Part of the reason that I am very conscious of the suicide campaign issues in my own electorate is the work of my own headspace organisation. Tuesday was National headspace Day as part of Mental Health Week. I hardly feel I need to make any explanation in this place about the work of headspace, because it is so well known, well regarded and supported across all parties. I was pleased in May 2008 to attend the commencement of our own local headspace service. They have provided an excellent and very important service to our community in the years since then. On Tuesday I put a post up about National headspace Day and a photo from 2008. One young local woman commented on my post, and I think it captures why they are such a significant service. She said:


I wouldn't be where I am today if this amazing group of people didn't help me to see the light at the end of a very dark tunnel!! Can't speak more highly about an organisation who is truly there to support young people going through a tough time in their own heads!!

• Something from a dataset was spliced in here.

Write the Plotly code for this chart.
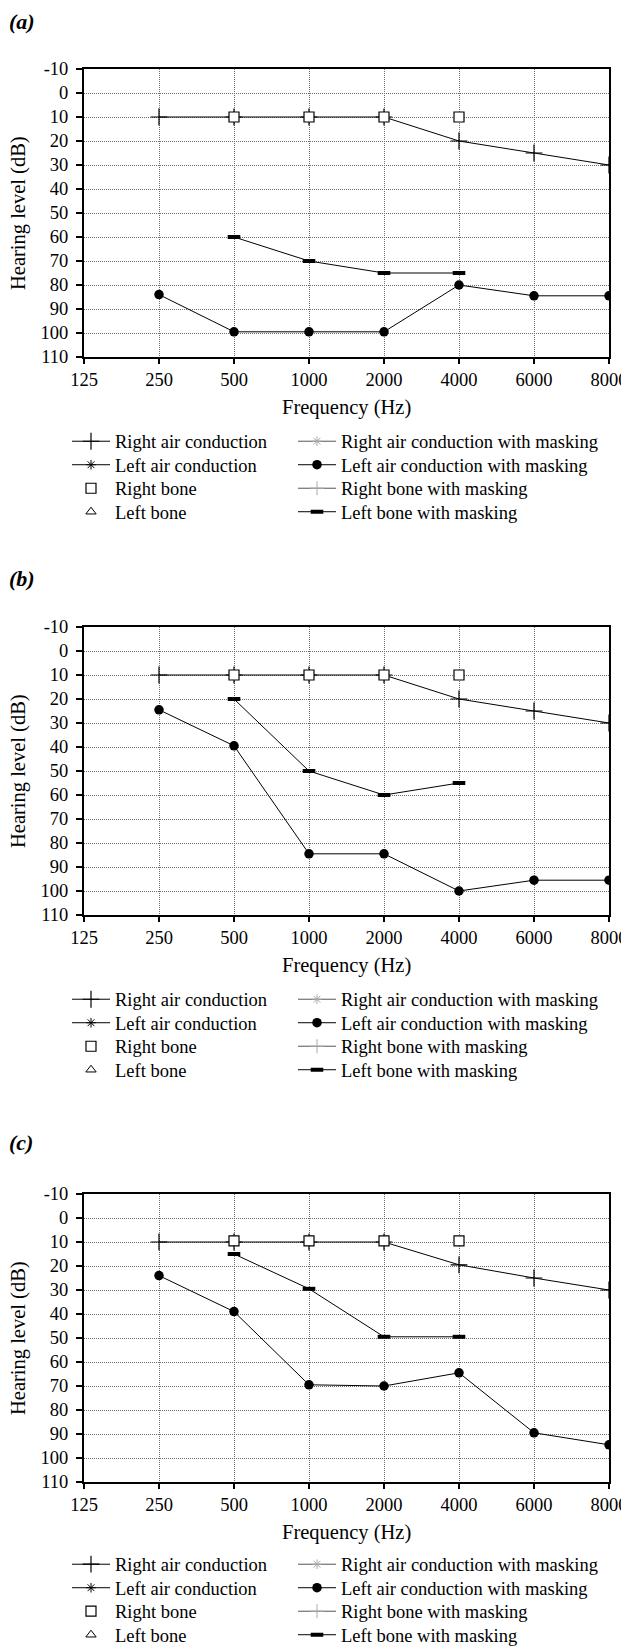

I think that beautifully captures the important work of headspace.


Today, headspace held a local Walk of Pride. Our local candidate for the Wollongong by-election, Paul Scully, was there. I would definitely have been there if we were not in this place. This evening they are having a Living Book session about mental health at the Wollongong Library. Importantly, carers and ARAFMI Illawarra are involved in those activities as well. About a month ago—in fact, the evening before World Suicide Prevention Day—I joined the local headspace and Lifeline supporters at the Wollongong Lighthouse for their Out of the Shadows and into the Light Walk. There were about 120 people there on a very cold and windy evening. I think it showed the great support there is in our communities to arrest these issues.


Finally, I want to acknowledge a local journalist, Angela Thompson, from the Illawarra Mercury, who did a very important article about a local organisation that has been formed to take a collaborative approach to suicide.